For many of those years I was a Pastor as well. You might say a "spiritual father" even to many who were much older than I was, yet they treated me with great respect, and I always felt blessed by that position. Often, in both roles as father I had to administer some attitude adjustments, and the result wasn't always pleasant. But all in all, the office father (dad), and father (pastor), held pretty well.
Today’s fourth “rule for the road” contains an entreaty to fear the Lord and to turn your back on evil. The promise that follows is that we will have “renewed health and vitality.” It speaks to me of those better times in life, when you actually hear the crickets singing and catch the glow of the sunset, rocking in your easy chair out on the back porch after a long hard day. You glance up to catch a glimpse of it all, and for a moment it's almost as though your heart stops while you countdown the last seconds of daylight, waiting for the encapsulating call of a hoot owl, and the patter of little feet as they scamper out on the porch to crawl up in daddy's lap for that last kiss good night.

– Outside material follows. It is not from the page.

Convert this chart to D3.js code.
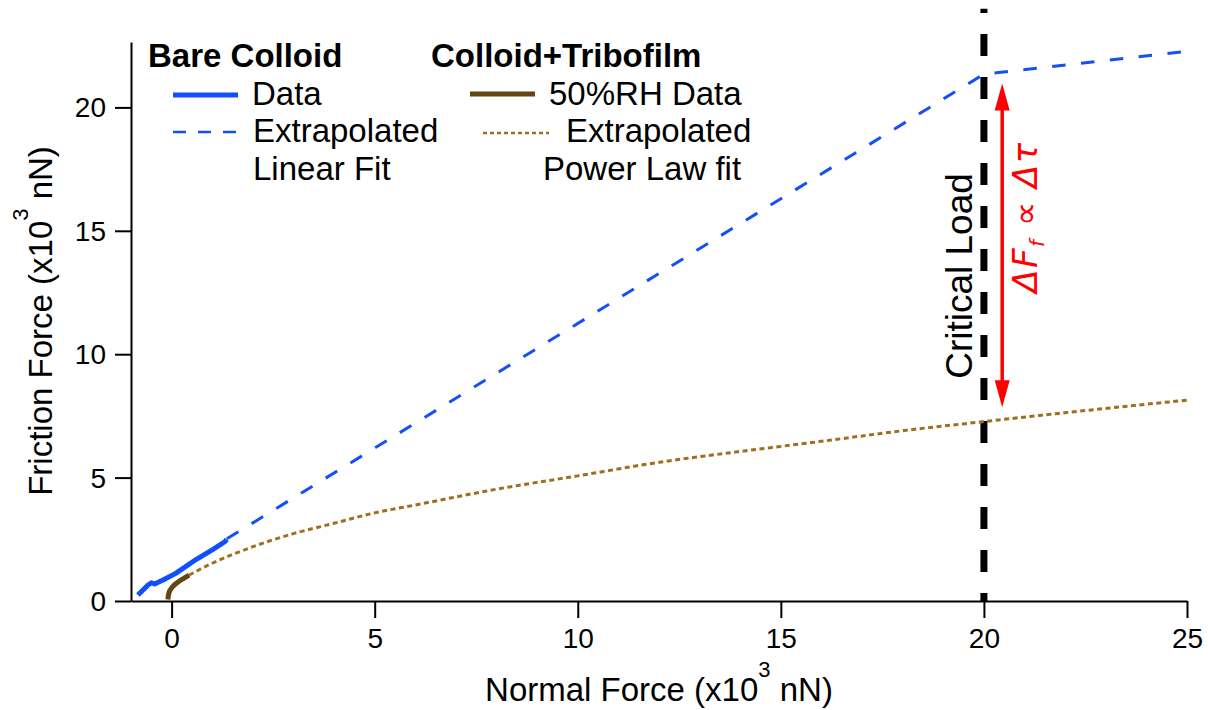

So I'm a dreamer, but I have had days like that. And I know how I felt inside, and it was, if I could borrow the Campbell's Soup slogan, "Um, Um, GOOD! It was what families were once made of. It was the marrow that held would-be "broken" bones together, wrapped in the "muscle" of family. Oh, you may think you are too big to be crawling up into anyone's lap for those late-night kisses, and your sunset might be nothing more than the fade of daylight through a window in your office building or place of employment. The singing of the crickets so many of us take for granted, may be nothing more to you than your car radio trying to keep yourself alert and awake while you drive home to hamburger helper, kids screaming; and the only encapsulating call of the wild you hear is the neighbor's dog barking or the blaring sounds of the television playing the same episode of Friends that you've seen three weeks straight. Talk about "defining moments".
The point is that there is no greater enemy to the "power" of faith, and the reverential fear of God in the heart, than the conceitedness of our own wisdom, our own self-sufficiency. In fact, many who have become "self-sufficient", and have utilized "God-given" talents to catapult themselves to a place of wealth and success find it hard to hear God, or even listen for Him. For those who live in the reverential fear and admonition of the Lord, our encouragement is promised in that it shall be as nourishing as a well rounded meal, and will strengthen and calm our hearts through prudence, temperance, and sobriety, the calmness and composure of mind, and a good sense of proper appetites and passions, which our faith teaches. Crawl up in God’s lap again! You won’t be disappointed!